● **WRITTEN PROBLEM**:
Reproduce the listing below exactly, beginning with its first line and ending with the line that holds "2.6e-8, 2.45e-8, 2.3e-8];"; pictures are not part of the copy.

● **DATA EXCERPT**:
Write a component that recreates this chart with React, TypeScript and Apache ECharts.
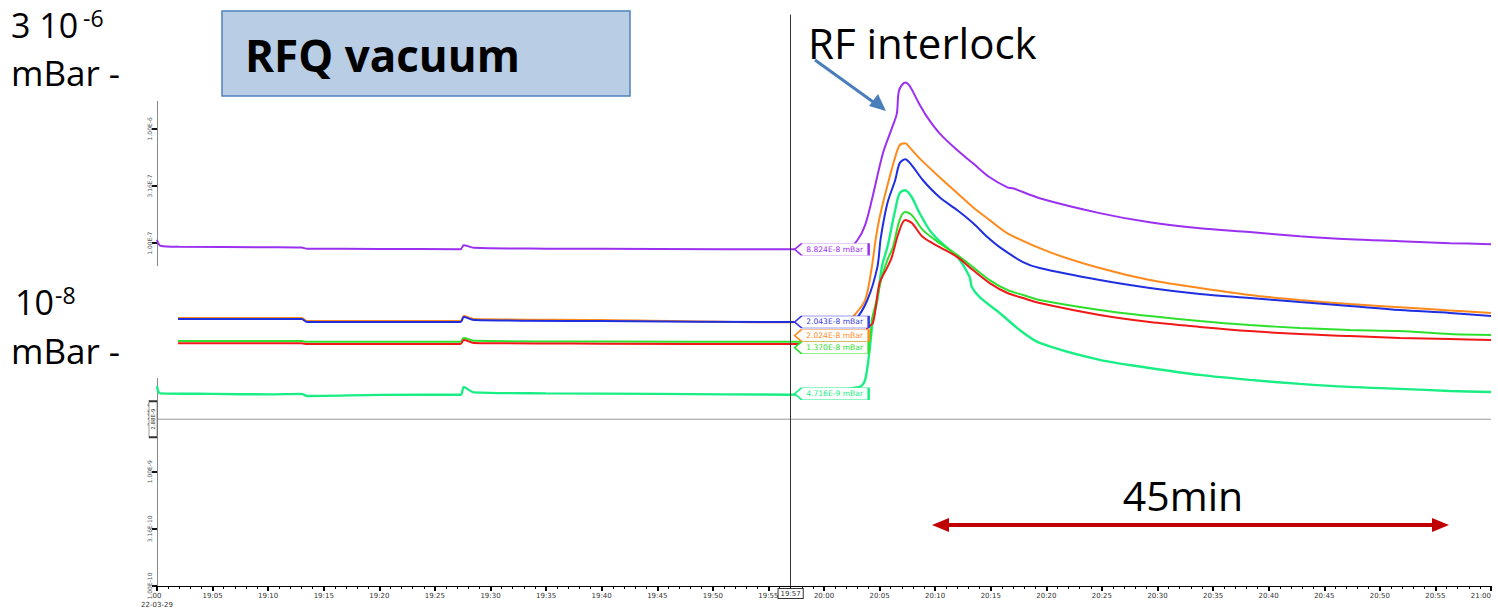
import React, { useEffect, useRef } from 'react';
import * as echarts from 'echarts';

// minutes after 19:00 on 2022-03-29, values in mBar
const purpleT = [0, 0.3, 2, 10, 13, 13.5, 20, 27.3, 27.6, 28.5, 35, 45, 57, 60, 62.2, 63.0, 63.7, 64.3, 65.3, 66.1, 66.55, 66.75, 67.3, 67.7, 68.5, 69.3, 70.4, 72.0, 73.4, 74.9, 76.5, 77.0, 79.4, 84.8, 89.3, 93.8, 98.3, 102.8, 107.3, 111.8, 116.3, 120];
const purpleV = [1.07e-7, 9.5e-8, 9.3e-8, 9.2e-8, 9.15e-8, 8.95e-8, 8.9e-8, 8.85e-8, 9.6e-8, 9.1e-8, 8.95e-8, 8.9e-8, 8.82e-8, 8.85e-8, 9.1e-8, 1.06e-7, 1.44e-7, 2.38e-7, 6.11e-7, 1.01e-6, 1.36e-6, 2.17e-6, 2.55e-6, 2.38e-6, 1.70e-6, 1.26e-6, 9.14e-7, 6.49e-7, 5.0e-7, 3.77e-7, 3.08e-7, 3.02e-7, 2.47e-7, 1.83e-7, 1.52e-7, 1.35e-7, 1.25e-7, 1.15e-7, 1.08e-7, 1.04e-7, 1.0e-7, 9.8e-8];

const orangeT = [0, 13, 13.5, 27.3, 27.6, 28.5, 40, 57, 62.0, 62.6, 63.7, 64.3, 64.6, 64.9, 65.3, 65.9, 66.4, 66.8, 67.3, 67.7, 68.6, 70.4, 72.0, 73.4, 74.9, 76.5, 80.3, 84.8, 89.3, 93.8, 98.3, 102.8, 107.3, 111.8, 116.3, 120];
const orangeV = [2.21e-8, 2.21e-8, 2.08e-8, 2.08e-8, 2.30e-8, 2.17e-8, 2.13e-8, 2.03e-8, 2.04e-8, 2.26e-8, 3.18e-8, 6.17e-8, 1.0e-7, 1.5e-7, 2.23e-7, 3.77e-7, 5.64e-7, 7.18e-7, 7.47e-7, 6.89e-7, 5.52e-7, 3.77e-7, 2.73e-7, 2.06e-7, 1.59e-7, 1.22e-7, 8.34e-8, 6.05e-8, 4.75e-8, 4.05e-8, 3.52e-8, 3.18e-8, 2.93e-8, 2.75e-8, 2.58e-8, 2.45e-8];

const blueT = [0, 13, 13.5, 27.3, 27.6, 28.5, 40, 57, 62.0, 62.8, 63.9, 64.8, 65.1, 65.7, 66.4, 66.8, 67.3, 67.9, 68.9, 70.4, 72.0, 73.4, 74.7, 75.8, 77.9, 79.4, 84.8, 89.3, 93.8, 98.3, 102.8, 107.3, 111.8, 116.3, 120];
const blueV = [2.17e-8, 2.17e-8, 2.04e-8, 2.04e-8, 2.26e-8, 2.13e-8, 2.08e-8, 2.04e-8, 2.04e-8, 2.13e-8, 3.18e-8, 6.17e-8, 1.1e-7, 2.23e-7, 3.55e-7, 5.0e-7, 5.42e-7, 4.8e-7, 3.55e-7, 2.52e-7, 1.94e-7, 1.5e-7, 1.13e-7, 9.23e-8, 6.82e-8, 6.05e-8, 4.75e-8, 4.05e-8, 3.59e-8, 3.31e-8, 3.05e-8, 2.82e-8, 2.6e-8, 2.45e-8, 2.3e-8];

const redT = [0, 13, 13.5, 27.3, 27.6, 28.5, 40, 57, 63.5, 63.9, 64.4, 65.0, 65.7, 66.1, 66.7, 67.3, 67.9, 68.9, 70.4, 72.0, 73.4, 74.9, 76.5, 77.9, 79.4, 84.8, 89.3, 93.8, 98.3, 102.8, 107.3, 111.8, 116.3, 120];
const redV = [1.33e-8, 1.33e-8, 1.31e-8, 1.31e-8, 1.42e-8, 1.34e-8, 1.32e-8, 1.31e-8, 1.31e-8, 1.81e-8, 2.0e-8, 4.47e-8, 6.17e-8, 7.55e-8, 1.22e-7, 1.59e-7, 1.5e-7, 1.13e-7, 9.23e-8, 7.55e-8, 5.81e-8, 4.47e-8, 3.66e-8, 3.31e-8, 2.99e-8, 2.35e-8, 2.04e-8, 1.85e-8, 1.7e-8, 1.6e-8, 1.54e-8, 1.48e-8, 1.45e-8, 1.42e-8];

const greenT = [0, 13, 13.5, 27.3, 27.6, 28.5, 40, 57, 64.0, 64.3, 64.8, 65.2, 65.7, 66.2, 66.8, 67.3, 67.9, 68.9, 70.4, 72.0, 73.4, 74.9, 76.5, 77.9, 79.4, 84.8, 89.3, 93.8, 98.3, 102.8, 107.3, 111.8, 116.3, 120];
const greenV = [1.39e-8, 1.39e-8, 1.37e-8, 1.37e-8, 1.48e-8, 1.4e-8, 1.38e-8, 1.37e-8, 1.37e-8, 2.13e-8, 3.37e-8, 5.05e-8, 7.11e-8, 9.23e-8, 1.59e-7, 1.87e-7, 1.76e-7, 1.3e-7, 1.0e-7, 7.85e-8, 6.17e-8, 4.75e-8, 3.89e-8, 3.52e-8, 3.18e-8, 2.6e-8, 2.3e-8, 2.08e-8, 1.92e-8, 1.81e-8, 1.74e-8, 1.7e-8, 1.6e-8, 1.57e-8];

const springT = [0, 0.3, 5, 10, 13, 13.5, 20, 27.3, 27.6, 28.5, 35, 45, 57, 63.2, 63.7, 64.1, 64.4, 64.8, 65.2, 65.7, 65.9, 66.4, 66.8, 67.3, 67.9, 68.6, 69.5, 70.4, 72.0, 73.1, 73.3, 74.0, 75.8, 77.6, 79.4, 84.8, 89.3, 93.8, 98.3, 102.8, 107.3, 111.8, 116.3, 120];
const springV = [5.6e-9, 4.85e-9, 4.8e-9, 4.75e-9, 4.8e-9, 4.6e-9, 4.7e-9, 4.72e-9, 5.5e-9, 4.95e-9, 4.85e-9, 4.8e-9, 4.72e-9, 5.52e-9, 6.36e-9, 1.16e-8, 2.13e-8, 3.18e-8, 6.17e-8, 9.23e-8, 1.13e-7, 1.94e-7, 2.73e-7, 2.9e-7, 2.52e-7, 1.83e-7, 1.3e-7, 1.04e-7, 7.55e-8, 5.05e-8, 4.13e-8, 3.37e-8, 2.45e-8, 1.74e-8, 1.34e-8, 9.51e-9, 8.09e-9, 7.03e-9, 6.36e-9, 5.87e-9, 5.52e-9, 5.31e-9, 5.09e-9, 4.98e-9];

// cursor readings at 19:57
const cursorMin = 57;
const cursorLevel = 2.88e-9;
const cursorSpanT = [0, 120];
const purpleLabel = 8.824e-8;
const blueLabel = 2.043e-8;
const orangeLabel = 2.024e-8;
const greenLabel = 1.370e-8;
const springLabel = 4.716e-9;

const FONT = '"Open Sans", "Noto Sans", sans-serif';
const SMALL = '"DejaVu Sans", sans-serif';

function fmtTime(m: number) {
  const h = 19 + Math.floor(m / 60);
  const mm = Math.round(m % 60);
  return `${h}:${String(mm).padStart(2, '0')}`;
}

function zip(t: number[], v: number[]) {
  return t.map((x, i) => [x, v[i]]);
}

function flag(color: string, value: number, dy: number) {
  return {
    symbol: 'path://M0,6L7,0L74,0L74,12L7,12Z',
    symbolSize: [74, 12],
    symbolKeepAspect: false,
    symbolOffset: [41, dy],
    silent: true,
    z: 20,
    itemStyle: { color: '#fff', borderColor: color, borderWidth: 1 },
    label: {
      show: true,
      position: 'inside',
      formatter: value.toExponential(3).toUpperCase() + ' mBar',
      color,
      fontSize: 7.6,
      fontFamily: SMALL,
      offset: [3, 0],
    },
    data: [{ coord: [cursorMin, value] }],
  };
}

function line(name: string, color: string, data: number[][], width: number, mark?: any) {
  return {
    type: 'line',
    name,
    data,
    showSymbol: false,
    symbol: 'none',
    smooth: 0.3,
    clip: false,
    lineStyle: { color, width },
    itemStyle: { color },
    z: 3,
    markPoint: mark,
  };
}

function label(text: string, x: number, y: number, size: number, extra: any = {}) {
  return {
    type: 'text', z: 102, x, y,
    style: { text, fontSize: size, lineHeight: size, fontFamily: FONT, fill: '#000', verticalAlign: 'middle', ...extra },
  };
}

export default function App() {
  const ref = useRef<HTMLDivElement>(null);
  useEffect(() => {
    const chart = echarts.init(ref.current!, null, { renderer: 'svg' });
    const spring = line('spring', '#19ee84', zip(springT, springV), 2.4, flag('#19ee84', springLabel, -1)) as any;
    spring.markLine = {
      symbol: 'none',
      silent: true,
      data: [
        {
          xAxis: cursorMin,
          lineStyle: { color: '#333', width: 1, type: 'solid' },
          label: {
            show: true, position: 'start', formatter: fmtTime(cursorMin), color: '#333', fontSize: 7,
            fontFamily: SMALL, backgroundColor: '#fff', borderColor: '#333', borderWidth: 1, padding: [1, 2], distance: 3,
          },
        },
      ],
    };
    const levelSeries = {
      type: 'line',
      name: 'cursor level',
      data: cursorSpanT.map((t) => [t, cursorLevel]),
      showSymbol: false,
      symbol: 'none',
      clip: false,
      lineStyle: { color: '#9a9a9a', width: 1 },
      z: 1,
      markPoint: {
        symbol: 'rect',
        symbolSize: [8, 36],
        symbolOffset: [-4, 0],
        silent: true,
        itemStyle: { color: '#fff', borderColor: '#333', borderWidth: 1 },
        label: {
          show: true, position: 'inside', rotate: 90, fontSize: 5.5, color: '#333', fontFamily: SMALL,
          formatter: cursorLevel.toExponential(2).toUpperCase(),
        },
        data: [{ coord: [0, cursorLevel] }],
      },
    };
    const option: any = {
      animation: false,
      backgroundColor: '#fff',
      grid: { left: 157, right: 7, top: 14, bottom: 22 },
      xAxis: {
        type: 'value', min: 0, max: 120, interval: 5,
        axisLine: { show: true, onZero: false, lineStyle: { color: '#000', width: 1 } },
        axisTick: { show: true, length: 5, lineStyle: { color: '#000', width: 2 } },
        minorTick: { show: true, splitNumber: 5, length: 3, lineStyle: { color: '#000', width: 1 } },
        splitLine: { show: false },
        axisLabel: {
          formatter: (m: number) => (m === 0 ? '00\n22-03-29' : fmtTime(m)),
          fontSize: 7, color: '#333', margin: 5, fontFamily: SMALL, lineHeight: 9, alignMaxLabel: 'right',
        },
      },
      yAxis: {
        type: 'log', logBase: 10, min: 1e-10, max: 1e-5, interval: 0.5,
        axisLine: { show: true, lineStyle: { color: '#888', width: 1 } },
        axisTick: { show: true, length: 5, lineStyle: { color: '#111', width: 2 } },
        splitLine: { show: false },
        axisLabel: {
          rotate: 90, fontSize: 6, color: '#555', fontFamily: SMALL, margin: 5,
          formatter: (v: number) => v.toExponential(2).toUpperCase(),
        },
      },
      series: [
        levelSeries,
        spring,
        line('green', '#2ee02e', zip(greenT, greenV), 2, flag('#2ee02e', greenLabel, 6)),
        line('red', '#f01818', zip(redT, redV), 2),
        line('orange', '#ff8a1c', zip(orangeT, orangeV), 2, flag('#ff8a1c', orangeLabel, 13)),
        line('blue', '#1f2fe0', zip(blueT, blueV), 2, flag('#3a3ae8', blueLabel, 0)),
        line('purple', '#9b30f0', zip(purpleT, purpleV), 2, flag('#9b30f0', purpleLabel, 0)),
      ],
      graphic: [
        { type: 'rect', z: 100, shape: { x: 122, y: 0, width: 42, height: 101 }, style: { fill: '#fff' } },
        { type: 'rect', z: 100, shape: { x: 0, y: 266, width: 178, height: 112 }, style: { fill: '#fff' } },
        { type: 'rect', z: 101, shape: { x: 222, y: 11, width: 408, height: 85 }, style: { fill: '#b9cde5', stroke: '#4f81bd', lineWidth: 1.5 } },
        label('RFQ vacuum', 245, 55, 44, { fontWeight: 'bold' }),
        label('3 10', 11, 25, 34),
        label('-6', 83, 18, 23),
        label('mBar -', 11, 72, 35),
        label('10', 15, 302, 34),
        label('-8', 55, 295, 23),
        label('mBar -', 11, 350, 35),
        label('RF interlock', 808, 42, 42),
        { type: 'line', z: 102, shape: { x1: 815, y1: 60, x2: 876, y2: 104 }, style: { stroke: '#4a7ebb', lineWidth: 3 } },
        { type: 'polygon', z: 102, shape: { points: [[886, 111], [869, 106], [878, 94]] }, style: { fill: '#4a7ebb' } },
        label('45min', 1183, 495, 41, { align: 'center' }),
        { type: 'line', z: 102, shape: { x1: 945, y1: 525, x2: 1436, y2: 525 }, style: { stroke: '#c00000', lineWidth: 4 } },
        { type: 'polygon', z: 102, shape: { points: [[932, 525], [949, 518], [949, 532]] }, style: { fill: '#c00000' } },
        { type: 'polygon', z: 102, shape: { points: [[1449, 525], [1432, 518], [1432, 532]] }, style: { fill: '#c00000' } },
      ],
    };
    chart.setOption(option);
    return () => chart.dispose();
  }, []);
  return <div ref={ref} style={{ position: 'fixed', left: 0, top: 0, width: 1498, height: 609, background: '#fff' }} />;
}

● **PROBLEM SOLUTION**:
Write a component that recreates this chart with React, TypeScript and Apache ECharts.
import React, { useEffect, useRef } from 'react';
import * as echarts from 'echarts';

// minutes after 19:00 on 2022-03-29, values in mBar
const purpleT = [0, 0.3, 2, 10, 13, 13.5, 20, 27.3, 27.6, 28.5, 35, 45, 57, 60, 62.2, 63.0, 63.7, 64.3, 65.3, 66.1, 66.55, 66.75, 67.3, 67.7, 68.5, 69.3, 70.4, 72.0, 73.4, 74.9, 76.5, 77.0, 79.4, 84.8, 89.3, 93.8, 98.3, 102.8, 107.3, 111.8, 116.3, 120];
const purpleV = [1.07e-7, 9.5e-8, 9.3e-8, 9.2e-8, 9.15e-8, 8.95e-8, 8.9e-8, 8.85e-8, 9.6e-8, 9.1e-8, 8.95e-8, 8.9e-8, 8.82e-8, 8.85e-8, 9.1e-8, 1.06e-7, 1.44e-7, 2.38e-7, 6.11e-7, 1.01e-6, 1.36e-6, 2.17e-6, 2.55e-6, 2.38e-6, 1.70e-6, 1.26e-6, 9.14e-7, 6.49e-7, 5.0e-7, 3.77e-7, 3.08e-7, 3.02e-7, 2.47e-7, 1.83e-7, 1.52e-7, 1.35e-7, 1.25e-7, 1.15e-7, 1.08e-7, 1.04e-7, 1.0e-7, 9.8e-8];

const orangeT = [0, 13, 13.5, 27.3, 27.6, 28.5, 40, 57, 62.0, 62.6, 63.7, 64.3, 64.6, 64.9, 65.3, 65.9, 66.4, 66.8, 67.3, 67.7, 68.6, 70.4, 72.0, 73.4, 74.9, 76.5, 80.3, 84.8, 89.3, 93.8, 98.3, 102.8, 107.3, 111.8, 116.3, 120];
const orangeV = [2.21e-8, 2.21e-8, 2.08e-8, 2.08e-8, 2.30e-8, 2.17e-8, 2.13e-8, 2.03e-8, 2.04e-8, 2.26e-8, 3.18e-8, 6.17e-8, 1.0e-7, 1.5e-7, 2.23e-7, 3.77e-7, 5.64e-7, 7.18e-7, 7.47e-7, 6.89e-7, 5.52e-7, 3.77e-7, 2.73e-7, 2.06e-7, 1.59e-7, 1.22e-7, 8.34e-8, 6.05e-8, 4.75e-8, 4.05e-8, 3.52e-8, 3.18e-8, 2.93e-8, 2.75e-8, 2.58e-8, 2.45e-8];

const blueT = [0, 13, 13.5, 27.3, 27.6, 28.5, 40, 57, 62.0, 62.8, 63.9, 64.8, 65.1, 65.7, 66.4, 66.8, 67.3, 67.9, 68.9, 70.4, 72.0, 73.4, 74.7, 75.8, 77.9, 79.4, 84.8, 89.3, 93.8, 98.3, 102.8, 107.3, 111.8, 116.3, 120];
const blueV = [2.17e-8, 2.17e-8, 2.04e-8, 2.04e-8, 2.26e-8, 2.13e-8, 2.08e-8, 2.04e-8, 2.04e-8, 2.13e-8, 3.18e-8, 6.17e-8, 1.1e-7, 2.23e-7, 3.55e-7, 5.0e-7, 5.42e-7, 4.8e-7, 3.55e-7, 2.52e-7, 1.94e-7, 1.5e-7, 1.13e-7, 9.23e-8, 6.82e-8, 6.05e-8, 4.75e-8, 4.05e-8, 3.59e-8, 3.31e-8, 3.05e-8, 2.82e-8, 2.6e-8, 2.45e-8, 2.3e-8];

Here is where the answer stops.